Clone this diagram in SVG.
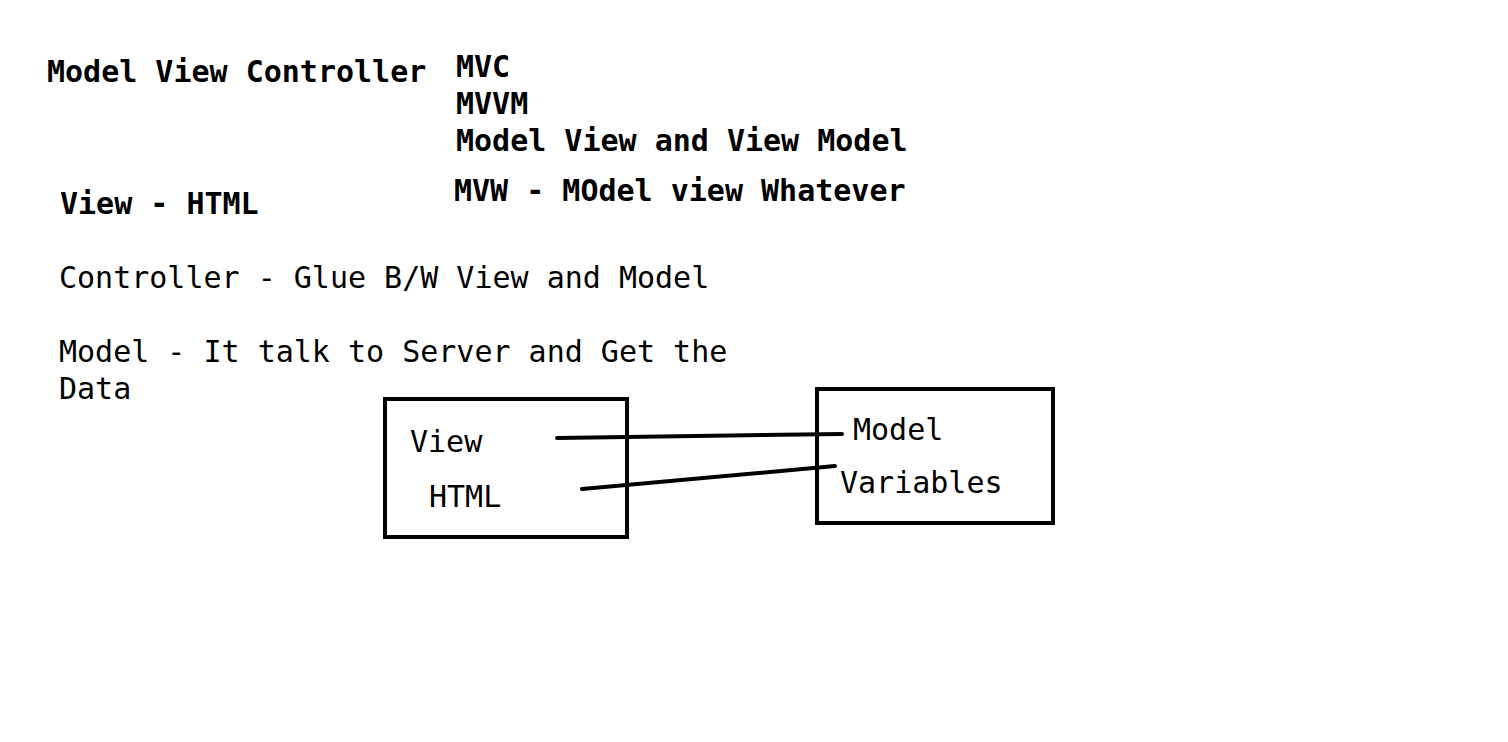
---
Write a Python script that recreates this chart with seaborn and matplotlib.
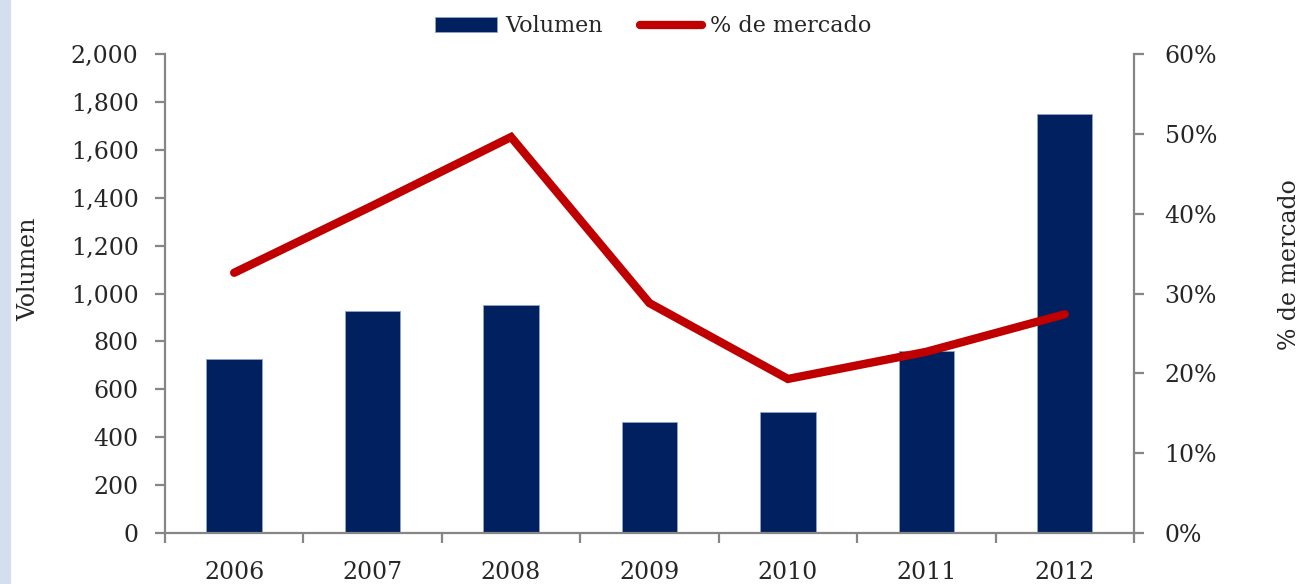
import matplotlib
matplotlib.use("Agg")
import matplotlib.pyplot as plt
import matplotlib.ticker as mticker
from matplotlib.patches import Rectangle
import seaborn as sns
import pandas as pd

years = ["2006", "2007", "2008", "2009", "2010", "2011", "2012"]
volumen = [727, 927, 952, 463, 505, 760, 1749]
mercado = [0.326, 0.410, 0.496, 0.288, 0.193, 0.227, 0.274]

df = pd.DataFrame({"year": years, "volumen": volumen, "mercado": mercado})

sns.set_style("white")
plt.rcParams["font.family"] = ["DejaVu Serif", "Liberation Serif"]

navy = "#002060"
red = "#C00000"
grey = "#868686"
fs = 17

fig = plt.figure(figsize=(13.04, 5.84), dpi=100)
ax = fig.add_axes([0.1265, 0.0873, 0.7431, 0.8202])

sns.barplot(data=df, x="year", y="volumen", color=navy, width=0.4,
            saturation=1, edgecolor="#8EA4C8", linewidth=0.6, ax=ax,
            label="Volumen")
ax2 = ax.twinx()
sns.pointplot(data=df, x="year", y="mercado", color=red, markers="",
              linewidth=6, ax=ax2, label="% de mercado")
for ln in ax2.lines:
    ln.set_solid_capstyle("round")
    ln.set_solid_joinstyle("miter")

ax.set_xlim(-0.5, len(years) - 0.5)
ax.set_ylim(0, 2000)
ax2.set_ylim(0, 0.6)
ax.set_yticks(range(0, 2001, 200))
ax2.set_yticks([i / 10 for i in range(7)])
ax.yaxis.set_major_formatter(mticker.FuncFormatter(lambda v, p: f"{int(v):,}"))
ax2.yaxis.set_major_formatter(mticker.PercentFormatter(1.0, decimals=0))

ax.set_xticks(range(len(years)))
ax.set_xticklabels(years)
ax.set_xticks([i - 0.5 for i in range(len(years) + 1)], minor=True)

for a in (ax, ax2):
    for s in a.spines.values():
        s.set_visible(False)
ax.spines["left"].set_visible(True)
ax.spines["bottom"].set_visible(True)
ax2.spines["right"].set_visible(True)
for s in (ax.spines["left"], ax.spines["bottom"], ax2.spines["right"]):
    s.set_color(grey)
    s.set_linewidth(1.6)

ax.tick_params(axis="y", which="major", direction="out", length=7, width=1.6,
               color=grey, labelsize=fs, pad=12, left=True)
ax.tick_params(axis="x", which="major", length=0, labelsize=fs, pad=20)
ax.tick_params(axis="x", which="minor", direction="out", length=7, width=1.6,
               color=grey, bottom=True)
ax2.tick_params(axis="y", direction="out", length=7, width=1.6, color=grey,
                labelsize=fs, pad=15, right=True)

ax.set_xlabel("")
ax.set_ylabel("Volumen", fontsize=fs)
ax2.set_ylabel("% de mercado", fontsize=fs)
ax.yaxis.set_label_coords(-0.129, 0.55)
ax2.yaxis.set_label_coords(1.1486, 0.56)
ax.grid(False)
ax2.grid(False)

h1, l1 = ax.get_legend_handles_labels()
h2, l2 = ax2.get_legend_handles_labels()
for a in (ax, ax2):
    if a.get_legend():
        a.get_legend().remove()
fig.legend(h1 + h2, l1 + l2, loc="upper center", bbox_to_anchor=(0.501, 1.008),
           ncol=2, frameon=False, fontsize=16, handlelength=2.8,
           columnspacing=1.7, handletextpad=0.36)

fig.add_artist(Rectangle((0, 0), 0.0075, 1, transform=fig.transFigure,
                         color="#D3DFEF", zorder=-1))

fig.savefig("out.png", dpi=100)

- **Your instructions**
Using the entries above, transcribe every line from the line containing "Write a Python" through the line containing "ax = fig.add_axes([0.1265, 0.0873, 0.7431, 0.8202])". Do not copy pictures.

- **The response**
Write a Python script that recreates this chart with seaborn and matplotlib.
import matplotlib
matplotlib.use("Agg")
import matplotlib.pyplot as plt
import matplotlib.ticker as mticker
from matplotlib.patches import Rectangle
import seaborn as sns
import pandas as pd

years = ["2006", "2007", "2008", "2009", "2010", "2011", "2012"]
volumen = [727, 927, 952, 463, 505, 760, 1749]
mercado = [0.326, 0.410, 0.496, 0.288, 0.193, 0.227, 0.274]

df = pd.DataFrame({"year": years, "volumen": volumen, "mercado": mercado})

sns.set_style("white")
plt.rcParams["font.family"] = ["DejaVu Serif", "Liberation Serif"]

navy = "#002060"
red = "#C00000"
grey = "#868686"
fs = 17

fig = plt.figure(figsize=(13.04, 5.84), dpi=100)
ax = fig.add_axes([0.1265, 0.0873, 0.7431, 0.8202])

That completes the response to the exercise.